A Quiet Place is set some time after much of the world’s population has been wiped out by formidable monsters that hunt through sound. The monsters are still around, but Lee and Evelyn Abbott (John Krasinski and Emily Blunt) have been managing to survive with their Children Regan and Marcus (Millicent Simmonds and Noah Jupe) by living out a nearly silent existence. But it’s only a matter of time before someone slips up, and the Abbotts have yet to find a way to really deal with their hunters. Making things more complicated is the fact that Evelyn is pregnant, and her due date is coming fast.
The core drama of the picture is all theoretically built around the increasingly strained relationship between Lee and his deaf daughter Regan, the film using the enforced silence as a symbol for the words that have yet to be said between them following a horrible incident that left both of them emotionally scarred. But to be honest, the film doesn’t really handle this all that well. Most of the very few words spoken in this movie try to spell out the crux of this conflict, and it mostly feels clumsy.
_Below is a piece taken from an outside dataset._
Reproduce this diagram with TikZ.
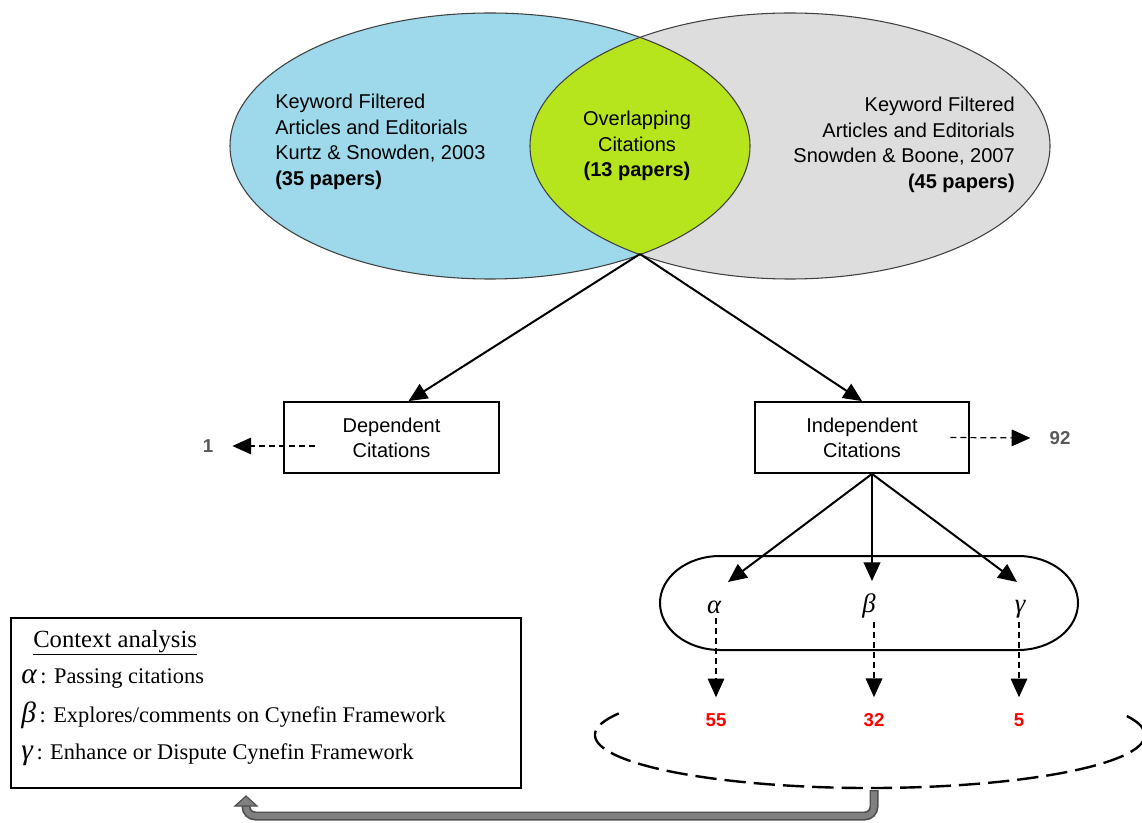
\documentclass[tikz,border=0pt]{standalone}
\usepackage{fontspec}
\setmainfont{Liberation Serif}
\newfontfamily\arialfont{Liberation Sans}
\newfontfamily\greekfont{Liberation Serif}
\usetikzlibrary{arrows.meta,calc}

\definecolor{vennblue}{RGB}{157,217,234}
\definecolor{venngray}{RGB}{221,221,221}
\definecolor{venngreen}{RGB}{183,229,29}
\definecolor{countred}{RGB}{255,0,0}
\definecolor{countgray}{RGB}{89,89,89}
\definecolor{pipefill}{RGB}{128,128,128}
\definecolor{pipeedge}{RGB}{80,80,80}

\newcommand{\legendgreek}[1]{{\greekfont\itshape\fontsize{22}{22}\selectfont #1}}

\begin{document}
\begin{tikzpicture}[x=0.75pt,y=0.75pt,
  venntext/.style={font=\arialfont\fontsize{15}{19.2}\selectfont, inner sep=0pt},
  citebox/.style={draw, line width=1.6pt, minimum width=161pt, minimum height=53pt,
    align=center, font=\arialfont\fontsize{15}{18.8}\selectfont},
  tipstyle/.style={-{Triangle[length=14pt,width=12.5pt]}},
  mainarrow/.style={tipstyle, line width=1.5pt},
  dasharrow/.style={tipstyle, line width=0.9pt, dash pattern=on 4.5pt off 3pt},
  count/.style={font=\arialfont\bfseries\fontsize{14}{16}\selectfont, inner sep=0pt},
  greek/.style={font=\greekfont\itshape\fontsize{20}{22}\selectfont, inner sep=0pt},
  legend/.style={anchor=west, inner sep=0pt, font=\fontsize{16.8}{18}\selectfont},
  ]
\useasboundingbox (0,0) rectangle (1142,-823);
\fill[white] (0,0) rectangle (1142,-823);

% Venn diagram
\fill[vennblue] (490,-146) ellipse [x radius=195pt, y radius=99.75pt];
\fill[venngray] (790,-146) ellipse [x radius=195pt, y radius=99.75pt];
\begin{scope}
  \clip (490,-146) ellipse [x radius=195pt, y radius=99.75pt];
  \fill[venngreen] (790,-146) ellipse [x radius=195pt, y radius=99.75pt];
\end{scope}
\draw[black!75, line width=0.8pt] (490,-146) ellipse [x radius=195pt, y radius=99.75pt];
\draw[black!75, line width=0.8pt] (790,-146) ellipse [x radius=195pt, y radius=99.75pt];

\node[venntext, anchor=west, align=left] (kurtz) at (275,-142)
  {Keyword Filtered\\Articles and Editorials\\Kurtz \& Snowden, 2003\\\textbf{(35 papers)}};
\node[venntext, anchor=east, align=right] (boone) at (1015,-145)
  {Keyword Filtered\\Articles and Editorials\\Snowden \& Boone, 2007\\\textbf{(45 papers)}};
\node[venntext, align=center] (overlap) at (637,-146)
  {Overlapping\\Citations\\\textbf{(13 papers)}};

\coordinate (lensbot) at (640,-254);

% citation split
\node[citebox] (dep) at (391.5,-437.5) {Dependent\\Citations};
\node[citebox] (ind) at (862,-437.5) {Independent\\Citations};
\draw[mainarrow] (lensbot) -- ($(dep.north)+(17,0)$);
\draw[mainarrow] (lensbot) -- (ind.north);

\node[count, text=countgray] (one) at (208,-446) {1};
\node[count, text=countgray] (n92) at (1060,-438) {92};
\draw[dasharrow] ($(dep.west)+(32,-8.5)$) -- ($(one.east)+(19,0)$);
\draw[dasharrow] ($(ind.east)+(-20,0)$) -- ($(n92.west)+(-19,0)$);

% context categories
\draw[line width=1.5pt] (720,-556) -- (1018,-556)
  arc[start angle=90, end angle=-90, x radius=45pt, y radius=35.25pt]
  -- (720,-650)
  arc[start angle=270, end angle=90, x radius=45pt, y radius=35.25pt] -- cycle;
\node[greek] (al) at (714,-607) {α};
\node[greek] (be) at (869,-606) {β};
\node[greek] (ga) at (1020,-609) {γ};

\coordinate (apex) at ($(ind.south)+(10,0)$);
\coordinate (ta) at (728,-582);
\coordinate (tb) at (872,-581);
\coordinate (tc) at (1017,-582);
\draw[mainarrow] (apex) -- (ta);
\draw[mainarrow] (apex) -- (tb);
\draw[mainarrow] (apex) -- (tc);

\node[count, text=countred] (c55) at (716,-720) {55};
\node[count, text=countred] (c32) at (874,-720) {32};
\node[count, text=countred] (c5) at (1019,-720) {5};
\draw[dasharrow] ([yshift=-3pt]al.south -| c55.north) -- ([yshift=12pt]c55.north);
\draw[dasharrow] ([yshift=-3pt]be.south -| c32.north) -- ([yshift=12pt]c32.north);
\draw[dasharrow] ([yshift=-3pt]ga.south -| c5.north) -- ([yshift=12pt]c5.north);

% open dashed ellipse around the counts
\draw[line width=1.8pt, dash pattern=on 16pt off 6pt]
  (870,-735) ++(156:275 and 53)
  arc[start angle=156, end angle=384, x radius=206.25pt, y radius=39.75pt];
\coordinate (ellbot) at (874,-790);

% legend box
\node[draw, line width=0.9pt, minimum width=382.5pt, minimum height=127.5pt] (ctx) at (266,-703) {};
\node[legend, font=\fontsize{18.5}{20}\selectfont] (ctitle) at (33,-643) {\underline{Context analysis}};
\node[legend] (la) at (21,-678) {\legendgreek{α}\,: Passing citations};
\node[legend] (lb) at (21,-715) {\legendgreek{β}\,: Explores/comments on Cynefin Framework};
\node[legend] (lg) at (21,-755) {\legendgreek{γ}\,: Enhance or Dispute Cynefin Framework};

% return pipe to the legend
\coordinate (pipeend) at (246,-806);
\draw[pipeedge, line width=6.75pt, rounded corners=7pt] (ellbot) |- (246,-816) -- (pipeend);
\draw[pipefill, line width=4.2pt, rounded corners=7pt] ([yshift=-1pt]ellbot) |- (246,-816) -- ([yshift=-1pt]pipeend);
\filldraw[fill=pipefill, draw=pipeedge, line width=0.9pt]
  ($(pipeend)+(-11,0)$) -- ($(pipeend)+(11,0)$) -- ($(pipeend)+(0,10)$) -- cycle;
\end{tikzpicture}
\end{document}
The film is clumsy in other ways, too. The camera keeps going back to a whiteboard in Lee’s basement workshop, listing what they know about the monsters, and big, often highlighted rhetorical question: “what is the weakness?” The film’s lack of trust in the audience to pick up context clues can be a little dispiriting, especially when the rest of it is actually pretty good. The film works best when the monsters are around, their presence felt deep in the silence, threatening to bring grievous bodily harm to everyone on screen.
The movie puts together some deeply unsettling sequences, much of it built around the tension of a silent room. The film smartly establishes what little it takes to set off the peril, and what kind of horrible violence serves as a consequence. So, every scene, no matter how seemingly tranquil at first, is rife with the tension of something suddenly going wrong. In the film’s back half, that tension just doesn’t let up. It feels like the characters are always one small noise away from a very painful, horrific death. If one parses all of the decisions of the characters, it starts to feel a little contrived. But the film moves swiftly enough that it doesn’t quite matter.
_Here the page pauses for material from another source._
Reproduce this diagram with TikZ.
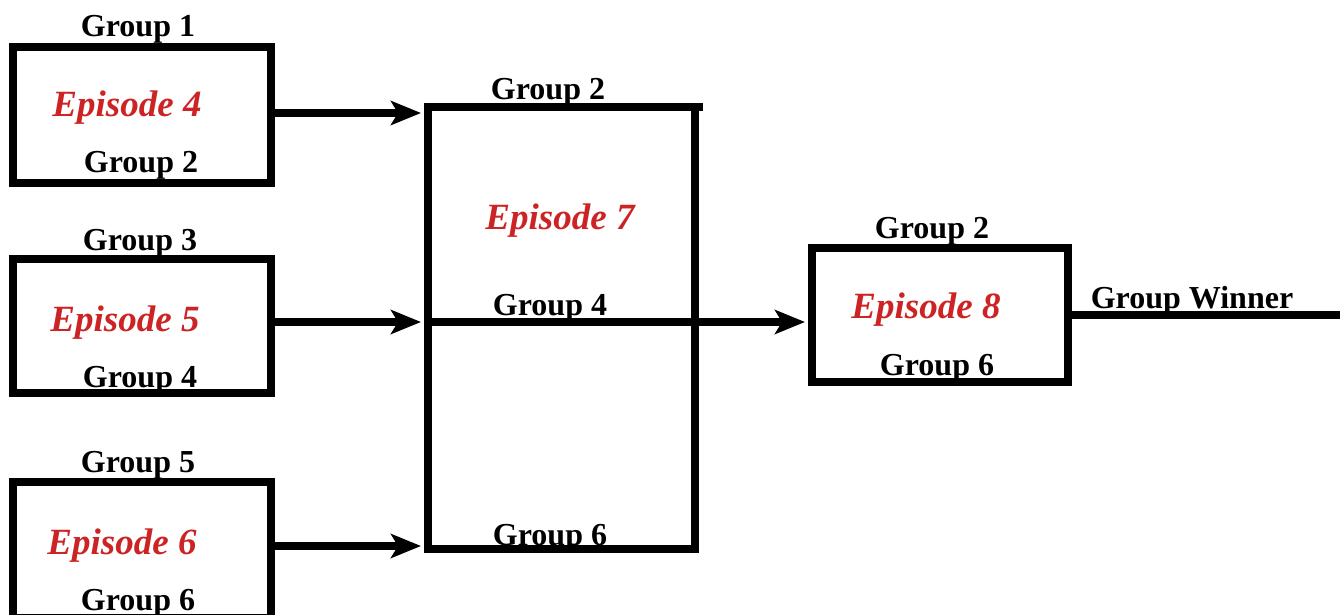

As a director, Krasinski seems to lack a bit of confidence, resulting in the clumsiness in much of the film’s dramatic exposition. But he delivers when things get ugly. As an actor, he does not disappoint. But it is Emily Blunt who really brings it in this movie. The film’s longest sustained danger sequence benefits greatly from Blunt’s performance. She becomes a portrait of pained determination as she fights to stay alive under truly horrible circumstances. Millicent Simmonds, last seen in Wonderstruck, continues to be wonderful. And Noah Jupe holds up his end of the bargain as well.
A Quiet Place works pretty well overall. It really shines when it dials in on the experience of these characters, drawing the audience into the same eerie silence that they’re all dealing with. Some of its elements don’t stand up to much scrutiny, but the movie is quick enough and short enough that it doesn’t really matter. All that matters in the moment is that these characters aren’t in full control of their environment, that sooner or later, someone’s going to slip up and draw their hunters through some unintended sound. The film let’s us swim in that tension, building anxiety to truly satisfying levels.